Just at the end of this part of the road, there is a turnoff to the dunes. A sign describes it as 10 miles of rough, bumpy dirt road.
We take pictures of the dunes in the distance, and decide to move on.
The road climbs again as we leave the Eureka Valley and we drive up through Hanging Rock Canyon and into the Last Chance Range. More twisting dirt roads, and a landscape that is now becoming very familiar to us.
Finally, we come to a small rise in the road, and then below us is Death Valley. Wow!
We descend down a very rough rocky road to the base of the mountain where a sign tells us that we are at Crankshaft Junction, marked by what else, a bunch of rusted old crankshafts.
The road now turns due south and with temperatures climbing up to 26 Celsius we kick up an endless tail of dust as we traverse a bone-dry dirt road riddled with pot holes, dried out stream beds (from flash flooding), and the occasional tumbleweed that blows across our path. It is one long straight stretch of road (roughly 20 miles), and we can just see the heat rising off the ground, and it is only March!
The predominant colours of the Valley are browns, and greens, but every so often, we’d be surprised to see a cactus in bloom, wearing a subtle shade of red.

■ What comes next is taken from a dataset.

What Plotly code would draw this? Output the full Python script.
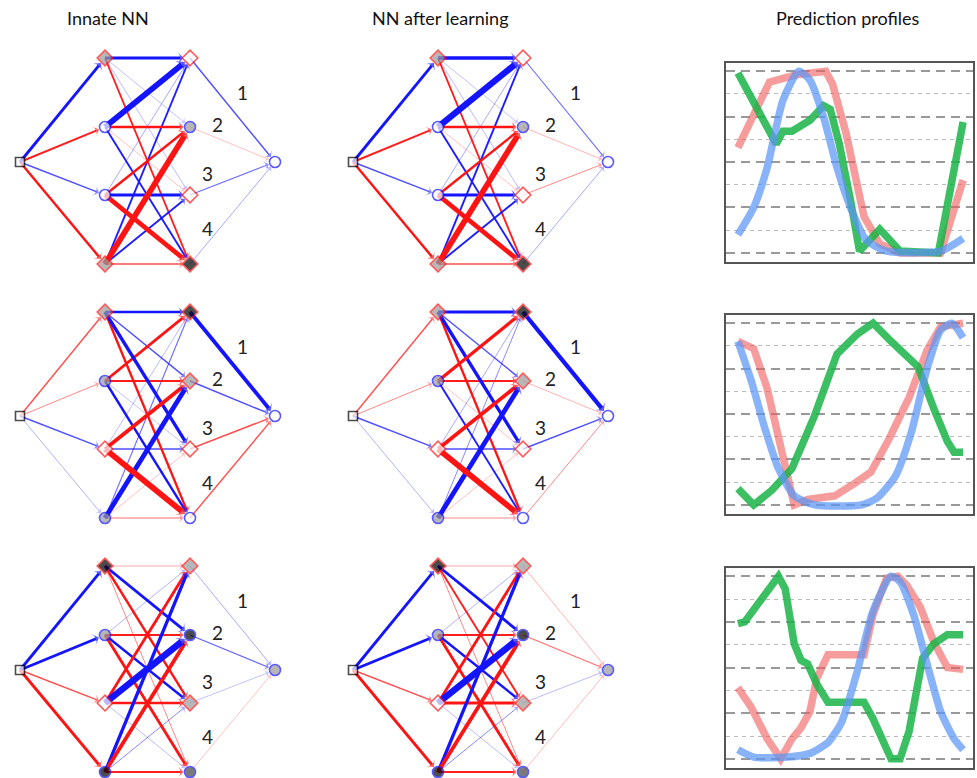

We didn’t encounter any rattlesnakes or coyotes, nor did we find any old animal skulls lying along the side of the road. What we did see was a whole lot of parched and cracked earth, and on three separate occasions and off to the side, we spotted “dust devils” (also known as dust whirls). They are basically mini-tornados or whirlwinds that in our case didn’t amount to much and probably weren’t more than a few metres wide. They apparently form as a swirling updraft under sunny conditions during fair weather – exactly we had on this day.
During our entire time in Death Valley, we only encountered one other car. We were awestruck at the vastness of it – untouched, uninhabited, and in an eerie kind of way, quite beautiful.
We finally reached the end of our 3 hour trip at a junction with a paved road (yay!) that directed us to head 3 miles west to Ubehebe Crater.